#### WHAT IS BEING ASKED
Can you set down, exactly as they appear below, the lines from the opening of the material through the one bearing "No: 53505\u00a0 t", minus the pictures?

#### SUPPLIED DATA

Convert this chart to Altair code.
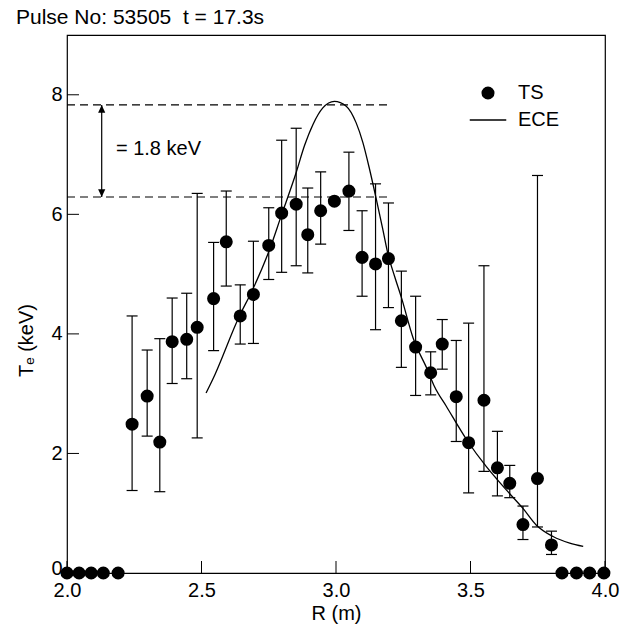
import altair as alt
import pandas as pd

title_text = "Pulse No: 53505\u00a0 t = 17.3s"

# Thomson scattering (TS) profile, R (m) and Te (keV)
ts_r = [2.000, 2.045, 2.090, 2.135, 2.190, 2.242, 2.298, 2.345, 2.391, 2.445,
        2.484, 2.545, 2.592, 2.644, 2.693, 2.750, 2.798, 2.852, 2.895, 2.943,
        2.994, 3.048, 3.097, 3.147, 3.195, 3.243, 3.296, 3.352, 3.395, 3.447,
        3.493, 3.550, 3.600, 3.646, 3.695, 3.749, 3.801, 3.840, 3.894, 3.943,
        3.996]
ts_te = [0, 0, 0, 0, 0, 2.49, 2.96, 2.19, 3.87, 3.91,
         4.11, 4.59, 5.54, 4.30, 4.66, 5.48, 6.02, 6.17, 5.66, 6.06,
         6.22, 6.39, 5.28, 5.17, 5.26, 4.22, 3.78, 3.35, 3.83, 2.95,
         2.18, 2.89, 1.76, 1.50, 0.81, 1.58, 0.47, 0, 0, 0,
         0]

# TS error bars
err_r = [2.242, 2.298, 2.345, 2.391, 2.445, 2.484, 2.545, 2.592, 2.644, 2.693,
         2.750, 2.798, 2.852, 2.895, 2.943, 3.048, 3.097, 3.147, 3.195, 3.243,
         3.296, 3.352, 3.395, 3.447, 3.493, 3.550, 3.600, 3.646, 3.695, 3.749,
         3.801]
err_hi = [4.30, 3.73, 3.92, 4.60, 4.68, 6.35, 5.53, 6.39, 4.82, 5.55,
          6.11, 7.24, 7.44, 6.44, 6.71, 7.04, 6.06, 6.51, 6.19, 5.05,
          4.63, 3.70, 4.24, 3.89, 4.18, 5.14, 2.37, 1.80, 1.12, 6.65,
          0.70]
err_lo = [1.38, 2.29, 1.36, 3.17, 3.25, 2.26, 3.72, 4.80, 3.83, 3.84,
          4.91, 5.03, 5.14, 5.02, 5.50, 5.73, 4.63, 4.07, 4.44, 3.44,
          2.97, 2.98, 3.41, 2.20, 1.34, 1.70, 1.29, 1.26, 0.56, 0.77,
          0.31]

# ECE profile
ece_r = [2.517, 2.542, 2.641, 2.690, 2.753, 2.796, 2.852, 2.883, 2.914, 2.951,
         2.994, 3.038, 3.075, 3.100, 3.125, 3.150, 3.174, 3.193, 3.218, 3.243,
         3.286, 3.340, 3.366, 3.410, 3.490, 3.559, 3.602, 3.645, 3.695, 3.745,
         3.807, 3.869, 3.919]
ece_te = [3.01, 3.24, 4.30, 4.74, 5.41, 5.97, 6.70, 7.15, 7.50, 7.78,
          7.89, 7.81, 7.53, 7.20, 6.75, 6.25, 5.75, 5.34, 4.96, 4.61,
          3.94, 3.40, 3.12, 2.79, 2.20, 1.78, 1.55, 1.33, 1.08, 0.80,
          0.61, 0.50, 0.445]

x_ticks = [2.0, 2.5, 3.0, 3.5, 4.0]
y_ticks = [0, 2, 4, 6, 8]

# annotation: difference between ECE peak and TS peak
dash_levels = [7.83, 6.29]
dash_start = [2.0, 2.0]
dash_end = [3.19, 3.19]
arrow_r = [2.129]
arrow_top = [7.83]
arrow_bot = [6.29]
note_text = ["= 1.8 keV"]
note_r = [2.182]
note_te = [7.085]

series_names = ["TS", "ECE"]

FONT = "Liberation Sans"

ts_df = pd.DataFrame({"R": ts_r, "Te": ts_te, "series": "TS"})
err_df = pd.DataFrame({"R": err_r, "hi": err_hi, "lo": err_lo})
ece_df = pd.DataFrame({"R": ece_r, "Te": ece_te})
xt_df = pd.DataFrame({"R": x_ticks, "Te": [0] * len(x_ticks)})
yt_df = pd.DataFrame({"R": [2.0] * len(y_ticks), "Te": y_ticks})
dash_df = pd.DataFrame({"R": dash_start, "R2": dash_end, "Te": dash_levels})
arrow_df = pd.DataFrame({"R": arrow_r, "Te": arrow_top, "Te2": arrow_bot})
note_df = pd.DataFrame({"R": note_r, "Te": note_te, "txt": note_text})

xs = alt.Scale(domain=[2.0, 4.0], nice=False, zero=False)
ys = alt.Scale(domain=[0, 9], nice=False, zero=False)

xaxis = alt.Axis(values=x_ticks, format=".1f", ticks=False, domain=False, grid=False,
                 labelFontSize=20, labelPadding=7, labelFlush=False, labelColor="black",
                 title="R (m)", titleFontSize=20, titleFontWeight="normal",
                 titleColor="black", titlePadding=3)
yaxis = alt.Axis(values=y_ticks, format="d", ticks=False, domain=False, grid=False,
                 labelFontSize=20, labelPadding=5, labelFlush=False, labelColor="black",
                 labelOffset={"expr": "datum.value == 0 ? -5 : 0"},
                 title="T\u2091 (keV)", titleFontSize=20, titleFontWeight="normal",
                 titleColor="black", titleAngle=270, titleBaseline="middle",
                 titleX=-41, titleY=305)


def X(field):
    return alt.X(field, type="quantitative", scale=xs, axis=xaxis)


def Y(field):
    return alt.Y(field, type="quantitative", scale=ys, axis=yaxis)


points = alt.Chart(ts_df).mark_point(filled=True, color="black", opacity=1, size=170).encode(
    x=X("R"), y=Y("Te"),
    shape=alt.Shape("series:N",
                    scale=alt.Scale(domain=series_names,
                                    range=["circle", "M-2.8,-0.1L2.8,-0.1L2.8,0.1L-2.8,0.1Z"]),
                    legend=alt.Legend(title=None, orient="none", legendX=411, legendY=48,
                                      labelFontSize=20, labelFont=FONT, labelColor="black",
                                      symbolSize=170, symbolFillColor="black",
                                      symbolStrokeColor="black", symbolStrokeWidth=0,
                                      symbolOpacity=1, labelOffset=20, rowPadding=7,
                                      padding=0)),
)

err_rule = alt.Chart(err_df).mark_rule(color="black", strokeWidth=1.2).encode(
    x=X("R"), y=Y("lo"), y2="hi")
cap_hi = alt.Chart(err_df).mark_tick(color="black", orient="horizontal", size=11,
                                     thickness=1.2, opacity=1).encode(x=X("R"), y=Y("hi"))
cap_lo = alt.Chart(err_df).mark_tick(color="black", orient="horizontal", size=11,
                                     thickness=1.2, opacity=1).encode(x=X("R"), y=Y("lo"))

ece_line = alt.Chart(ece_df).mark_line(color="black", strokeWidth=1.3,
                                       interpolate="monotone").encode(x=X("R"), y=Y("Te"))

dashes = alt.Chart(dash_df).mark_rule(color="black", strokeWidth=1.2, strokeDash=[8, 5]).encode(
    x=X("R"), x2="R2", y=Y("Te"))

shaft = alt.Chart(arrow_df).mark_rule(color="black", strokeWidth=1.2).encode(
    x=X("R"), y=Y("Te"), y2="Te2")
head_up = alt.Chart(arrow_df).mark_point(shape="M0,0L-0.55,1.2L0.55,1.2Z", filled=True,
                                         color="black", opacity=1, size=170).encode(
    x=X("R"), y=Y("Te"))
head_dn = alt.Chart(arrow_df).mark_point(shape="M0,0L-0.55,-1.2L0.55,-1.2Z", filled=True,
                                         color="black", opacity=1, size=170).encode(
    x=X("R"), y=Y("Te2"))

note = alt.Chart(note_df).mark_text(align="left", baseline="middle", fontSize=20, font=FONT,
                                    color="black").encode(x=X("R"), y=Y("Te"), text="txt:N")

xt = alt.Chart(xt_df).mark_tick(color="black", orient="vertical", size=12, thickness=1,
                                yOffset=-6, opacity=1).encode(x=X("R"), y=Y("Te"))
yt = alt.Chart(yt_df).mark_tick(color="black", orient="horizontal", size=12, thickness=1,
                                xOffset=6, opacity=1).encode(x=X("R"), y=Y("Te"))

chart = alt.layer(
    xt, yt, dashes, shaft, head_up, head_dn, note, ece_line, err_rule, cap_hi, cap_lo, points
).properties(
    width=538, height=538,
    title=alt.TitleParams(title_text, anchor="start", fontSize=21, font=FONT,
                          fontWeight="normal", color="black", offset=7),
    autosize=alt.AutoSizeParams(type="none"),
    padding={"left": 67, "top": 35, "right": 27, "bottom": 51},
).configure(font=FONT).configure_view(stroke="black", strokeWidth=1.2)

chart.save("out.html", embed_options={"renderer": "svg", "actions": False})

#### RESPONSE
Convert this chart to Altair code.
import altair as alt
import pandas as pd

title_text = "Pulse No: 53505\u00a0 t = 17.3s"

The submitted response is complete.